The Supreme Court has ordered a fast-tracked hearing of the appeal filed by the Taminu Turaki, SAN-led faction of the Peoples Democratic Party (PDP) challenging the nullification of the party's national convention held in Ibadan on November 15 and 16, 2025. A five-member panel led by Justice Mohammed Lawal approved the expedited process on Tuesday, directing all respondents to file their briefs within five days. The appeal, marked SC/CV/166/2026, was filed on April 8 by the PDP's National Working Committee (NWC) and National Executive Committee (NEC), through Chief Chris Uche, SAN. The appellants cited urgency due to the Independent National Electoral Commission (INEC) setting April 23 as the start date for political parties to submit candidate nominations.
Uche submitted a 23-paragraph affidavit and one of extreme urgency to justify the accelerated hearing. Emmanuel Ukala, SAN, representing the PDP faction aligned with Nyesom Wike, did not oppose the motion but requested 15 days to respond. INEC and other respondents agreed to a swift hearing but asked for 10 days. The court ruled that all processes must be filed by April 21, with the substantive hearing set for April 22. The Abuja Court of Appeal had earlier, on March 9, upheld lower court rulings that invalidated the Ibadan convention, citing violations of Federal High Court judgments from October 31 and November 14, 2025. The appellate court dismissed a prior appeal by the Makinde-Mohammed faction and affirmed that statutory procedures were not followed. It also ruled that the suspension of PDP's National Legal Adviser, Kamaldeen Ajibade, SAN, disqualified him from authorizing legal actions. The court found the convention notices invalid for lacking the National Secretary's signature and ordered future party meetings to comply with 21-day notice requirements to INEC.

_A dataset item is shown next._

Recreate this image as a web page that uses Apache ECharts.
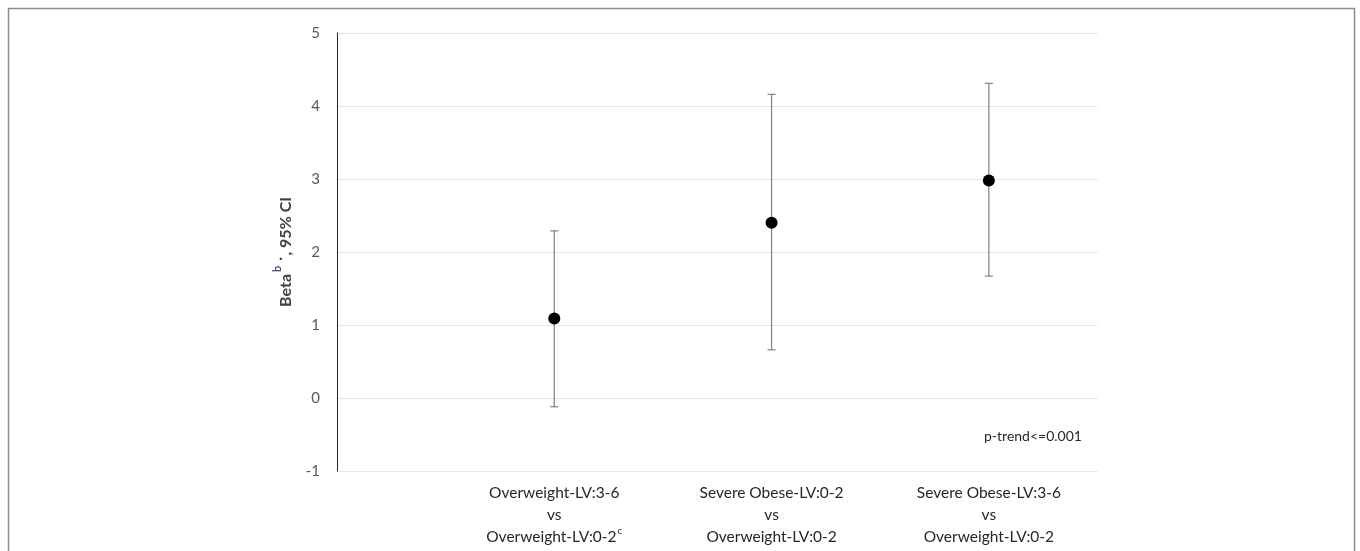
<!DOCTYPE html>
<html>
<head>
<meta charset="utf-8">
<script src="https://cdn.jsdelivr.net/npm/echarts@6/dist/echarts.min.js"></script>
<style>
html,body{margin:0;padding:0;background:#fff;}
#chart{width:1360px;height:551px;}
</style>
</head>
<body>
<div id="chart"></div>
<script>
// Comparison labels (line1, line2, line3, superscript on line3)
const categories = [
  ['Overweight-LV:3-6', 'vs', 'Overweight-LV:0-2', 'c'],
  ['Severe Obese-LV:0-2', 'vs', 'Overweight-LV:0-2', ''],
  ['Severe Obese-LV:3-6', 'vs', 'Overweight-LV:0-2', '']
];
const positions = [1, 2, 3];
const estimates = [1.09, 2.40, 2.98];
const lowerCI = [-0.12, 0.66, 1.67];
const upperCI = [2.29, 4.16, 4.31];
const yTicks = [-1, 0, 1, 2, 3, 4, 5];
const pTrend = 'p-trend<=0.001';

const FONT = 'Lato, "Open Sans", sans-serif';
const chart = echarts.init(document.getElementById('chart'));

const catByPos = {};
positions.forEach((p, i) => { catByPos[p] = categories[i]; });

const option = {
  backgroundColor: '#fff',
  animation: false,
  grid: { left: 337, right: 262.5, top: 33, bottom: 80, containLabel: false },
  xAxis: {
    type: 'value',
    min: 0, max: 3.5, interval: 1,
    axisLine: { show: false },
    axisTick: { show: false },
    splitLine: { show: false },
    axisLabel: {
      margin: 11,
      showMaxLabel: false,
      color: '#262626',
      fontFamily: FONT,
      fontSize: 15.5,
      lineHeight: 22,
      align: 'center',
      formatter: function (v) {
        const c = catByPos[v];
        if (!c) return '';
        return '{a|' + c[0] + '}\n{a|' + c[1] + '}\n{a|' + c[2] + '}' + (c[3] ? '{sup|' + c[3] + '}' : '');
      },
      rich: {
        a: { fontFamily: FONT, fontSize: 15.5, lineHeight: 22, color: '#262626' },
        sup: { fontFamily: FONT, fontSize: 10, lineHeight: 22, color: '#262626', verticalAlign: 'top', padding: [0, 0, 9, 1] }
      }
    }
  },
  yAxis: {
    type: 'value',
    min: -1, max: 5, interval: 1,
    axisLine: { show: true, lineStyle: { color: '#262626', width: 1 } },
    axisTick: { show: false },
    splitLine: { show: true, lineStyle: { color: '#e6e6e6', width: 1 } },
    axisLabel: {
      margin: 17, color: '#595959', fontFamily: FONT, fontSize: 15,
      formatter: function (v) { return yTicks.indexOf(v) >= 0 ? String(v) : ''; }
    },
    name: '{b|Beta}{s|b}{b| ˙, 95% CI}',
    nameLocation: 'middle',
    nameGap: 38,
    nameRotate: 90,
    nameTextStyle: {
      rich: {
        b: { fontFamily: FONT, fontSize: 16, fontWeight: 'bold', color: '#404040' },
        s: { fontFamily: FONT, fontSize: 11, color: '#2a1b5c', padding: [0, 0, 16, 2] }
      }
    }
  },
  series: [
    {
      type: 'custom',
      z: 2,
      renderItem: function (params, api) {
        const x = api.value(0);
        const lo = api.coord([x, api.value(1)]);
        const hi = api.coord([x, api.value(2)]);
        const cap = 4;
        const style = { stroke: '#808080', lineWidth: 1.2 };
        return {
          type: 'group',
          children: [
            { type: 'line', shape: { x1: lo[0], y1: lo[1], x2: hi[0], y2: hi[1] }, style: style },
            { type: 'line', shape: { x1: lo[0] - cap, y1: lo[1], x2: lo[0] + cap, y2: lo[1] }, style: style },
            { type: 'line', shape: { x1: hi[0] - cap, y1: hi[1], x2: hi[0] + cap, y2: hi[1] }, style: style }
          ]
        };
      },
      data: positions.map((p, i) => [p, lowerCI[i], upperCI[i]])
    },
    {
      type: 'scatter',
      z: 3,
      symbol: 'circle',
      symbolSize: 12,
      itemStyle: { color: '#000', opacity: 1 },
      data: positions.map((p, i) => [p, estimates[i]])
    }
  ],
  graphic: [
    {
      type: 'rect',
      shape: { x: 8.5, y: 8.5, width: 1346, height: 600 },
      style: { fill: 'none', stroke: '#8c8c8c', lineWidth: 1.5 },
      silent: true
    },
    {
      type: 'text',
      left: 984, top: 429,
      style: { text: pTrend, fontFamily: FONT, fontSize: 14, fill: '#262626' }
    }
  ]
};
chart.setOption(option);
</script>
</body>
</html>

Taminu Turaki's faction rushing the Supreme Court over a convention already invalidated by two lower courts exposes the depth of internal decay within the PDP. This is not about legal urgency but about attempting to override judicial consistency with procedural pressure, especially as INEC's candidate submission window looms. The fact that the same convention was twice struck down—first by a Federal High Court, then by the Court of Appeal—yet still elevated to the apex court with a plea for speed, suggests the faction is less invested in due process than in circumventing it.
The PDP's crisis is no longer about ideology or party building but control of electoral access. The Court of Appeal's March 9 ruling was clear: the Ibadan convention breached constitutional, statutory, and internal party rules. By ignoring the 21-day notice to INEC and sidelining key national officers, the process lacked legitimacy. Yet the Turaki faction, backed by sitting national executives, treats the judiciary as a bottleneck rather than a referee. The suspension of the party's legal adviser, cited as justification for bypassing protocol, was itself ruled a non-justiciable internal matter—meaning the party cannot hide behind its own internal violations to claim legitimacy.
Ordinary PDP members and aspirants bear the brunt of this chaos. With the April 23 deadline for candidate submissions, the uncertainty delays access to the party's nomination process, particularly affecting those without ties to warring factions. Aspirants in Oyo, Bauchi, and Imo states—where factional chairmen are directly involved—face exclusion or contested primaries. The party's instability also weakens its position ahead of general elections, handing advantage to better-organized opposition forces.
This episode fits a broader pattern: Nigerian political parties increasingly operate as personal fiefdoms where legal rulings are treated as negotiable. The PDP's repeated attempts to revive an invalid convention mirror similar maneuvers by other parties, where institutional processes are sacrificed for factional gain. When party democracy is reduced to courtroom sprints and procedural end-runs, the loser is not just the party—but the electorate.